As part of First Nations’ Community Forest Program Tribal Outreach project, First Nations is hosting a series of webinars to help tribal entities interested in applying for funding through the USDA Forest Service’s annual Community Forest and Open Space Conservation Program (Community Forest Program) grant opportunity.

The first webinar was held in November 2020, and additional webinars will be featured in 2021. Information and links to presentation materials are listed below.

Webinar Descriptions and Materials

Webinar 1: Community Forest Program Opportunities for Tribes and Native-led Conservation Organizations
Tribes and Native-led 501(c)3 conservation organizations are eligible to apply for funding through the USDA to establish a community forest. The funding can cover up to 50% of costs to purchase forested lands in fee simple acquisitions for community benefit. In this one-hour webinar and Q&A session, participants will learn how the USDA Community Forest Program works and how to write and submit an application.
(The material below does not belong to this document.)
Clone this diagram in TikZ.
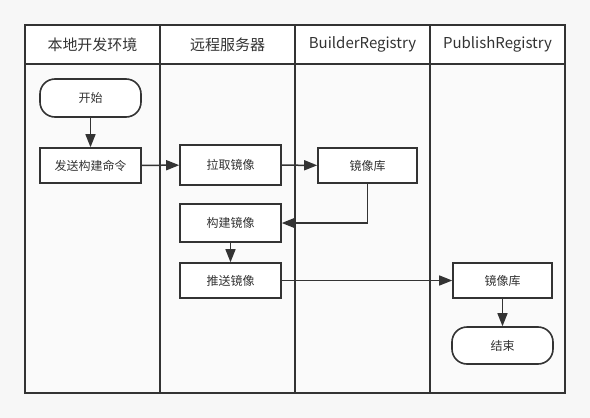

Topics include:

  • Program background and purpose
  • Eligibility
  • Application process
  • Example projects
  • Technical assistance opportunities

Access the November 18, 2020, recording and PowerPoint presentation here.

About the Presenter

Mary Adelzadeh (Navajo) has extensive experience working with tribes, federal agencies, and non-governmental organizations in natural resource planning, tribal community engagement, and facilitating collaborative management efforts. Mary is an advocate for preserving Native American values and customs tied to land and advancing economic opportunities to enhance tribal natural resources. Currently, Mary is assisting the Maidu Summit Consortium’s effort to establish a Maidu Cultural Park through restoration projects and development of a land management plan and impact assessment that integrates Maidu Traditional Ecological Knowledge and Western science. Mary also works with First Nations Development Institute as a contractor to support the Northern Great Plains Mapping Ecological Stewardship Opportunities project, serving tribes in Montana. Mary earned a MS degree with a specialization in conservation biology and ecosystem management from the University of Michigan, as well as a B.S. degree in Environmental Biology and Management with an emphasis in wildlife conservation from UC Davis.